When shall we three meet again, double double toil and trouble, Fair is foul and foul is fair, I dare do all that may become a man


The Macbeth Quote “I dare do all that may become a man” is spoken by Macbeth himself in Scene VII, of ACT 1. Here Macbeth tells his wife that, he dares to do anything and everything that is appropriate for a man to do. Someone who does more than that is not a man at all.

Prithee, peace:
I dare do all that may become a man;
Who dares do more is none.

Macbeth is in a great dilemma, he is confused with his mission of committing the murder. According to him, King Duncan is a noble man, he is free from all the corruptions and if he kills him, his virtue will speak for the justice. We can clearly see his inner turmoil. He is having a sort of inner battle between his ambition of becoming king and his action.

Lady Macbeth, his wife tries to strengthen his spirit and manipulates him to murder King Duncan. She often rebukes Macbeth and challenges his manhood, whenever she finds him stepping his feet back.

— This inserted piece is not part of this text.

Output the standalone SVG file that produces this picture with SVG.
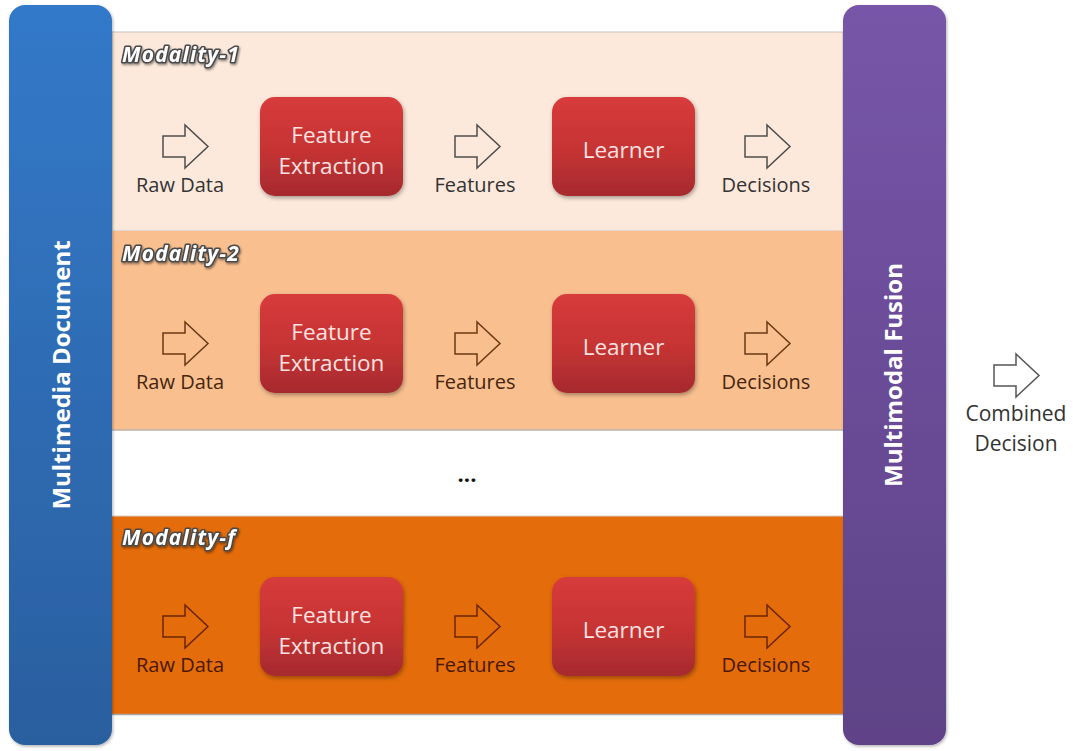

In the Scene, Macbeth says, they should drop their plan of murdering King Duncan because he is satisfied with the honors and rewards that he received from the king. Lady Macbeth turns angry upon hearing this and challenges his love and compared him with a coward cat.

Macbeth tries to makes his wife understand that he dares to do everything that is proper for a man to do, and anyone who does more is not a man at all. We can see that Macbeth doesn’t want to kill King because he knows that its not a proper thing for a man to do. But later in the play, he will kill King Duncan, Banquo, Macduff’s family, partly because of his ambition and partly because of Lady Macbeth’s manipulation.